The settlement comes the day the trial in the case was set to begin, and days after a judge ruled Mayor Rahm Emanuel must testify

The city of Chicago has settled a police department "code of silence" lawsuit brought by two whistleblowers, on the day the trial in the case was set to begin.

The city settled Tuesday for $2 million, a sum the City Council still must approve.

The settlement follows a federal judge's ruling Friday that the city cannot just admit that a code of silence exists within the Chicago Police Department -- he wants to hear Mayor Rahm Emanuel describe it for himself.

The city's corporate counsel said Tuesday the settlement has "nothing to do with preventing the mayor from testifying."

The testimony was ordered for a case where two veteran police officers, Shannon Spalding and Daniel Echeverria, say they faced retaliation after attempting to expose corruption in the Ida B. Wells housing project on Chicago’s South Side.

"We are hopeful this will signal the beginning of the end of the code of silence that permeates within the Chicago Police Department," attorney Jeffrey Taren, one of the lawyers representing the two officers, said Tuesday of the settlement.

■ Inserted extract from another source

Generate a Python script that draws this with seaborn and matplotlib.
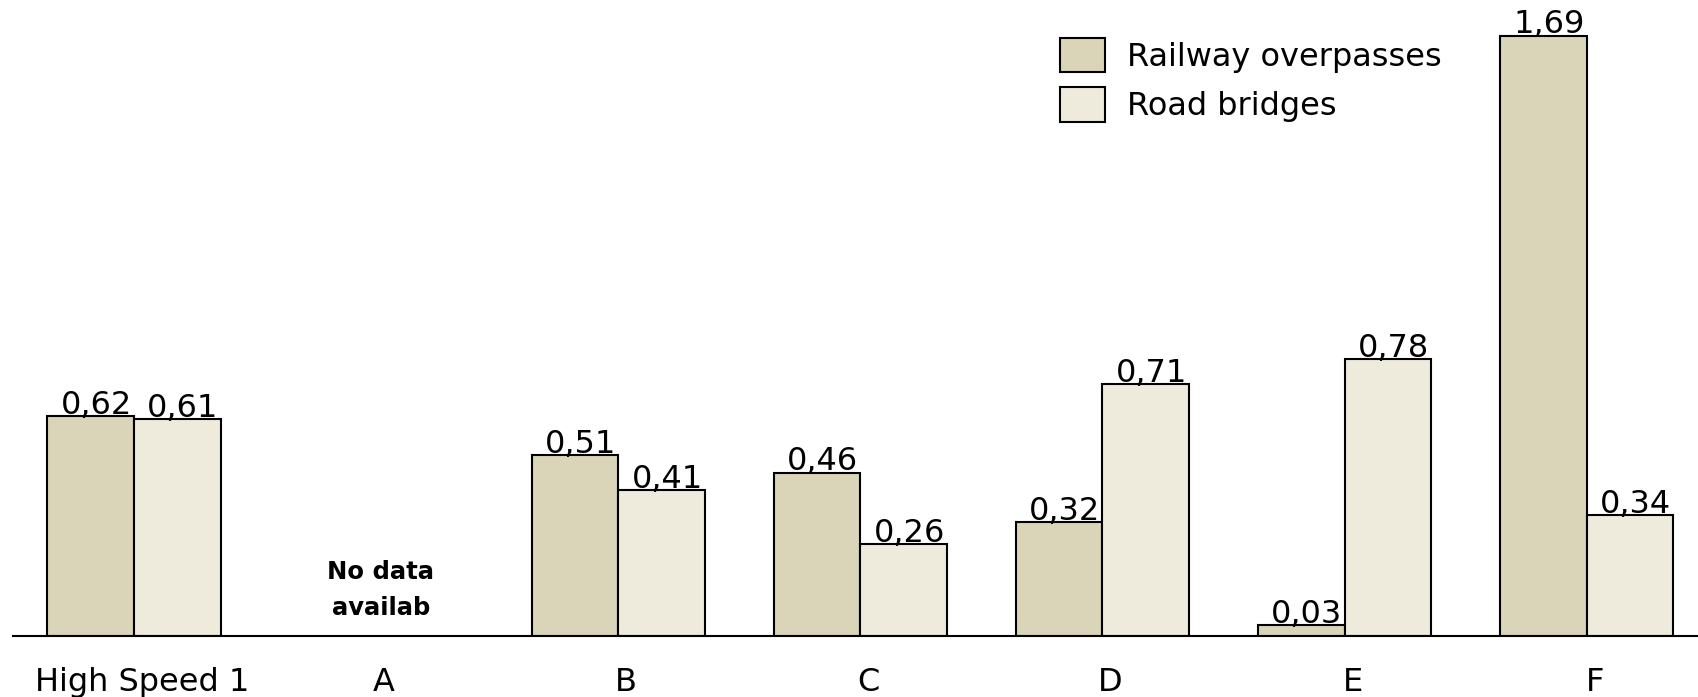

After Emanuel spoke of an unwritten code in remarks before the Chicago City Council last fall, Spalding and Echeverria’s attorneys added the mayor to their potential witness list. City lawyers fought to exclude his testimony, even offering to stipulate to the existence of the so-called “code."

But Judge Gary Feinerman refused, ruling that Emanuel would offer "further evidence of an unwritten policy and practice."

But that wasn’t the officers’ only victory. Over city objections, the Judge also ruled that the Spalding and Echeverria could introduce the findings of the recent police accountability task force.

“The code of silence is not just an unwritten rule, or an unfortunate element of police culture past and present,” the task force wrote. “The code of silence is institutionalized and reinforced by CPD rules and policies.”

“It is extraordinarily prejudicial,” city attorney Alan King told the court. “I think it is an inappropriate position to be put in.”

Of the $2 million, $1 million will pay for attorney fees and the two officers will split $1 million.